• **Description of the task**
Without the pictures, set down every line of the data exactly.

• **Raw data**
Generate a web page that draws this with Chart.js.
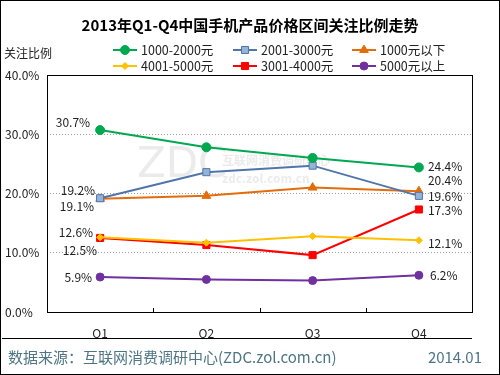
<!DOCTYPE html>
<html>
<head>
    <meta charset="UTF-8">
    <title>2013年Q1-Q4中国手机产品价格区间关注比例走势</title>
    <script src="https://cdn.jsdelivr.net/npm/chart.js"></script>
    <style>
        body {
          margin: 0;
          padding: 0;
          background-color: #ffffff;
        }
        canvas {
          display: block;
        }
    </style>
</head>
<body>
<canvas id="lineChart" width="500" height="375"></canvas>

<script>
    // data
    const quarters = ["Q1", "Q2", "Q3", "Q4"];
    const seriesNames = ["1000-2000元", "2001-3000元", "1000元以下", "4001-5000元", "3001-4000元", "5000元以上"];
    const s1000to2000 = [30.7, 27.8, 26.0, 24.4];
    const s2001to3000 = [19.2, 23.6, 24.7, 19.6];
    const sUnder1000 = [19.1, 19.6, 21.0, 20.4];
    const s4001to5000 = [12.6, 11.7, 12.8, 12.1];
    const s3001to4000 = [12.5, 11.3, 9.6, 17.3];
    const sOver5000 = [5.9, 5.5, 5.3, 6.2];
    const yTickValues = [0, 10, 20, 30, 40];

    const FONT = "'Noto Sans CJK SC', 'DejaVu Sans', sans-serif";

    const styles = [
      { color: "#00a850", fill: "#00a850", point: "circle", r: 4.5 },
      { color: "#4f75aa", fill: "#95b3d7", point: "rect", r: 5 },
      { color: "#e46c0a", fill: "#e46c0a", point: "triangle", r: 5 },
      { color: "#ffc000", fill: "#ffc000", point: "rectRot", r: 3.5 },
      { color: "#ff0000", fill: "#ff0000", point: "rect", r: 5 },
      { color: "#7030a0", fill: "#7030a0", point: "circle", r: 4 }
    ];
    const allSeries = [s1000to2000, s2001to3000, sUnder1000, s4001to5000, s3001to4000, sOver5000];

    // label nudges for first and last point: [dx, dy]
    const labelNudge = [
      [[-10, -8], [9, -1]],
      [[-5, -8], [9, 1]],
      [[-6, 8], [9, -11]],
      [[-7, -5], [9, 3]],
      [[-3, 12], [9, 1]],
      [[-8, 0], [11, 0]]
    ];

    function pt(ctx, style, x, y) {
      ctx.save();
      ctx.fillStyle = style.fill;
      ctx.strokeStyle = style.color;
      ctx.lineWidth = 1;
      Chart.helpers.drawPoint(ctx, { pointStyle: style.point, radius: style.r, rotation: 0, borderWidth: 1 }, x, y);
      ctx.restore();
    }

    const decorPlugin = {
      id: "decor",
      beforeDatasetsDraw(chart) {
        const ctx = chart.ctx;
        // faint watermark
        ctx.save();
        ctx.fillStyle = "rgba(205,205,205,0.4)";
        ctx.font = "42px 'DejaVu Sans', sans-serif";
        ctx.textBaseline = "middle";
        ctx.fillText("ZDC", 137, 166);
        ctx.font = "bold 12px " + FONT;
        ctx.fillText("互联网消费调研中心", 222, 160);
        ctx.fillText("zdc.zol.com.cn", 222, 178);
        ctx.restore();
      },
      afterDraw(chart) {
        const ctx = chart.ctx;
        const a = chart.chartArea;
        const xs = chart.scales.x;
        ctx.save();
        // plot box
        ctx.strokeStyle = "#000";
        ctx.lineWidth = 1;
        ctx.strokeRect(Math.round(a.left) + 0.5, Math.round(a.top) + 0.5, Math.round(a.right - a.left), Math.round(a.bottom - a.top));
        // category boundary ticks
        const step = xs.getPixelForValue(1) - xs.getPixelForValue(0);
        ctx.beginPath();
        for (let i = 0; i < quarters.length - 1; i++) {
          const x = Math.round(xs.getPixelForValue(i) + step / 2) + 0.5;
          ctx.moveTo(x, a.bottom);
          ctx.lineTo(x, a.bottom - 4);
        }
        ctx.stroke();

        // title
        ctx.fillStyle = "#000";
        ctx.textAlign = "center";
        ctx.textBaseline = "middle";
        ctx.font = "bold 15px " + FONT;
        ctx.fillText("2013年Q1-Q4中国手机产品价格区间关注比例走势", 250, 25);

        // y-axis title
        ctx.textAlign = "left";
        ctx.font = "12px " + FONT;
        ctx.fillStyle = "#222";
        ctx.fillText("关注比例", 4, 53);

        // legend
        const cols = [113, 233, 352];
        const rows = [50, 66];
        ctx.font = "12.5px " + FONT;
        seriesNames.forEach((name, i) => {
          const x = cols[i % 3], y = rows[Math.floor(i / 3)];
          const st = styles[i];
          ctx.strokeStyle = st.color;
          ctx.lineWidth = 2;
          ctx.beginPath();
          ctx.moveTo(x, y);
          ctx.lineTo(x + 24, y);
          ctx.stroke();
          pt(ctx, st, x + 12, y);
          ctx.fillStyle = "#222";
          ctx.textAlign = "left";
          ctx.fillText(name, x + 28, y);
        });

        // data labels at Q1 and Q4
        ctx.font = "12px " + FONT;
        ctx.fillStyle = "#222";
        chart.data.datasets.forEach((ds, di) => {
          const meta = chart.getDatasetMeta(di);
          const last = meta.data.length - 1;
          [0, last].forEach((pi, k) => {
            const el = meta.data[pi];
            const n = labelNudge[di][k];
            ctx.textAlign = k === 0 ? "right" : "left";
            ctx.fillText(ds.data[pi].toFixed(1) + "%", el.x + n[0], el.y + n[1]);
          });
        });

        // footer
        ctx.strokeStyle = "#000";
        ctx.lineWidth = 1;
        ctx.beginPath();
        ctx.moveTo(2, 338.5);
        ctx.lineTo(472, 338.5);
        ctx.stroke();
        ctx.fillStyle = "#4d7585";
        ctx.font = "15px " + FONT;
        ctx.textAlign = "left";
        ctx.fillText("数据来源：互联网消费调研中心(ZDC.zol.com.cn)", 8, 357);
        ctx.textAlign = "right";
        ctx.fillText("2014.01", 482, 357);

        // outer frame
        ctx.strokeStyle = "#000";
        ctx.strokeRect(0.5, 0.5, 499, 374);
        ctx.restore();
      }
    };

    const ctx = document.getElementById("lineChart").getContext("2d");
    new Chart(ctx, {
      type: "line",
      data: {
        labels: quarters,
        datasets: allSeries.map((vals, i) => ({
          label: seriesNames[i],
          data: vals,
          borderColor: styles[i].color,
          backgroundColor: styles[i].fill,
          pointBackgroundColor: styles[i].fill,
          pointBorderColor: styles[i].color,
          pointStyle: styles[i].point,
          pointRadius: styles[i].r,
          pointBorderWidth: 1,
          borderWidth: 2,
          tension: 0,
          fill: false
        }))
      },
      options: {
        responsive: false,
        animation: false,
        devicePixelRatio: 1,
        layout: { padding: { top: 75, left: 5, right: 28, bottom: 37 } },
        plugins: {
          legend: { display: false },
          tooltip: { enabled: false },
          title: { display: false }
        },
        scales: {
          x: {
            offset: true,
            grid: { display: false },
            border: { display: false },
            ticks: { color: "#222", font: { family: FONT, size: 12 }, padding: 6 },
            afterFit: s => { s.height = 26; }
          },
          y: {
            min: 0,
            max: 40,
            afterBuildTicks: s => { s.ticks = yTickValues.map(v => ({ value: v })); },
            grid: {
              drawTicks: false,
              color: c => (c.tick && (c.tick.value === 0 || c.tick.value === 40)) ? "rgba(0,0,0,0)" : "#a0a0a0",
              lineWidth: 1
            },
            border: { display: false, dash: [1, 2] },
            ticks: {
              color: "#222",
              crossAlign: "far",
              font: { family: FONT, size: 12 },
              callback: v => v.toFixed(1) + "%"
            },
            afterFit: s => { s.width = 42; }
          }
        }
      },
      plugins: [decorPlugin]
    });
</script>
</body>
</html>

• **Response to this exercise**
Generate a web page that draws this with Chart.js.
<!DOCTYPE html>
<html>
<head>
    <meta charset="UTF-8">
    <title>2013年Q1-Q4中国手机产品价格区间关注比例走势</title>
    <script src="https://cdn.jsdelivr.net/npm/chart.js"></script>
    <style>
        body {
          margin: 0;
          padding: 0;
          background-color: #ffffff;
        }
        canvas {
          display: block;
        }
    </style>
</head>
<body>
<canvas id="lineChart" width="500" height="375"></canvas>

<script>
    // data
    const quarters = ["Q1", "Q2", "Q3", "Q4"];
    const seriesNames = ["1000-2000元", "2001-3000元", "1000元以下", "4001-5000元", "3001-4000元", "5000元以上"];
    const s1000to2000 = [30.7, 27.8, 26.0, 24.4];
    const s2001to3000 = [19.2, 23.6, 24.7, 19.6];
    const sUnder1000 = [19.1, 19.6, 21.0, 20.4];
    const s4001to5000 = [12.6, 11.7, 12.8, 12.1];
    const s3001to4000 = [12.5, 11.3, 9.6, 17.3];
    const sOver5000 = [5.9, 5.5, 5.3, 6.2];
    const yTickValues = [0, 10, 20, 30, 40];

    const FONT = "'Noto Sans CJK SC', 'DejaVu Sans', sans-serif";

    const styles = [
      { color: "#00a850", fill: "#00a850", point: "circle", r: 4.5 },
      { color: "#4f75aa", fill: "#95b3d7", point: "rect", r: 5 },
      { color: "#e46c0a", fill: "#e46c0a", point: "triangle", r: 5 },
      { color: "#ffc000", fill: "#ffc000", point: "rectRot", r: 3.5 },
      { color: "#ff0000", fill: "#ff0000", point: "rect", r: 5 },
      { color: "#7030a0", fill: "#7030a0", point: "circle", r: 4 }
    ];
    const allSeries = [s1000to2000, s2001to3000, sUnder1000, s4001to5000, s3001to4000, sOver5000];

    // label nudges for first and last point: [dx, dy]
    const labelNudge = [
      [[-10, -8], [9, -1]],
      [[-5, -8], [9, 1]],
      [[-6, 8], [9, -11]],
      [[-7, -5], [9, 3]],
      [[-3, 12], [9, 1]],
      [[-8, 0], [11, 0]]
    ];

    function pt(ctx, style, x, y) {
      ctx.save();
      ctx.fillStyle = style.fill;
      ctx.strokeStyle = style.color;
      ctx.lineWidth = 1;
      Chart.helpers.drawPoint(ctx, { pointStyle: style.point, radius: style.r, rotation: 0, borderWidth: 1 }, x, y);
      ctx.restore();
    }

    const decorPlugin = {
      id: "decor",
      beforeDatasetsDraw(chart) {
        const ctx = chart.ctx;
        // faint watermark
        ctx.save();
        ctx.fillStyle = "rgba(205,205,205,0.4)";
        ctx.font = "42px 'DejaVu Sans', sans-serif";
        ctx.textBaseline = "middle";
        ctx.fillText("ZDC", 137, 166);
        ctx.font = "bold 12px " + FONT;
        ctx.fillText("互联网消费调研中心", 222, 160);
        ctx.fillText("zdc.zol.com.cn", 222, 178);
        ctx.restore();
      },
      afterDraw(chart) {
        const ctx = chart.ctx;
        const a = chart.chartArea;
        const xs = chart.scales.x;
        ctx.save();
        // plot box
        ctx.strokeStyle = "#000";
        ctx.lineWidth = 1;
        ctx.strokeRect(Math.round(a.left) + 0.5, Math.round(a.top) + 0.5, Math.round(a.right - a.left), Math.round(a.bottom - a.top));
        // category boundary ticks
        const step = xs.getPixelForValue(1) - xs.getPixelForValue(0);
        ctx.beginPath();
        for (let i = 0; i < quarters.length - 1; i++) {
          const x = Math.round(xs.getPixelForValue(i) + step / 2) + 0.5;
          ctx.moveTo(x, a.bottom);
          ctx.lineTo(x, a.bottom - 4);
        }
        ctx.stroke();

        // title
        ctx.fillStyle = "#000";
        ctx.textAlign = "center";
        ctx.textBaseline = "middle";
        ctx.font = "bold 15px " + FONT;
        ctx.fillText("2013年Q1-Q4中国手机产品价格区间关注比例走势", 250, 25);

        // y-axis title
        ctx.textAlign = "left";
        ctx.font = "12px " + FONT;
        ctx.fillStyle = "#222";
        ctx.fillText("关注比例", 4, 53);

        // legend
        const cols = [113, 233, 352];
        const rows = [50, 66];
        ctx.font = "12.5px " + FONT;
        seriesNames.forEach((name, i) => {
          const x = cols[i % 3], y = rows[Math.floor(i / 3)];
          const st = styles[i];
          ctx.strokeStyle = st.color;
          ctx.lineWidth = 2;
          ctx.beginPath();
          ctx.moveTo(x, y);
          ctx.lineTo(x + 24, y);
          ctx.stroke();
          pt(ctx, st, x + 12, y);
          ctx.fillStyle = "#222";
          ctx.textAlign = "left";
          ctx.fillText(name, x + 28, y);
        });

        // data labels at Q1 and Q4
        ctx.font = "12px " + FONT;
        ctx.fillStyle = "#222";
        chart.data.datasets.forEach((ds, di) => {
          const meta = chart.getDatasetMeta(di);
          const last = meta.data.length - 1;
          [0, last].forEach((pi, k) => {
            const el = meta.data[pi];
            const n = labelNudge[di][k];
            ctx.textAlign = k === 0 ? "right" : "left";
            ctx.fillText(ds.data[pi].toFixed(1) + "%", el.x + n[0], el.y + n[1]);
          });
        });

        // footer
        ctx.strokeStyle = "#000";
        ctx.lineWidth = 1;
        ctx.beginPath();
        ctx.moveTo(2, 338.5);
        ctx.lineTo(472, 338.5);
        ctx.stroke();
        ctx.fillStyle = "#4d7585";
        ctx.font = "15px " + FONT;
        ctx.textAlign = "left";
        ctx.fillText("数据来源：互联网消费调研中心(ZDC.zol.com.cn)", 8, 357);
        ctx.textAlign = "right";
        ctx.fillText("2014.01", 482, 357);

        // outer frame
        ctx.strokeStyle = "#000";
        ctx.strokeRect(0.5, 0.5, 499, 374);
        ctx.restore();
      }
    };

    const ctx = document.getElementById("lineChart").getContext("2d");
    new Chart(ctx, {
      type: "line",
      data: {
        labels: quarters,
        datasets: allSeries.map((vals, i) => ({
          label: seriesNames[i],
          data: vals,
          borderColor: styles[i].color,
          backgroundColor: styles[i].fill,
          pointBackgroundColor: styles[i].fill,
          pointBorderColor: styles[i].color,
          pointStyle: styles[i].point,
          pointRadius: styles[i].r,
          pointBorderWidth: 1,
          borderWidth: 2,
          tension: 0,
          fill: false
        }))
      },
      options: {
        responsive: false,
        animation: false,
        devicePixelRatio: 1,
        layout: { padding: { top: 75, left: 5, right: 28, bottom: 37 } },
        plugins: {
          legend: { display: false },
          tooltip: { enabled: false },
          title: { display: false }
        },
        scales: {
          x: {
            offset: true,
            grid: { display: false },
            border: { display: false },
            ticks: { color: "#222", font: { family: FONT, size: 12 }, padding: 6 },
            afterFit: s => { s.height = 26; }
          },
          y: {
            min: 0,
            max: 40,
            afterBuildTicks: s => { s.ticks = yTickValues.map(v => ({ value: v })); },
            grid: {
              drawTicks: false,
              color: c => (c.tick && (c.tick.value === 0 || c.tick.value === 40)) ? "rgba(0,0,0,0)" : "#a0a0a0",
              lineWidth: 1
            },
            border: { display: false, dash: [1, 2] },
            ticks: {
              color: "#222",
              crossAlign: "far",
              font: { family: FONT, size: 12 },
              callback: v => v.toFixed(1) + "%"
            },
            afterFit: s => { s.width = 42; }
          }
        }
      },
      plugins: [decorPlugin]
    });
</script>
</body>
</html>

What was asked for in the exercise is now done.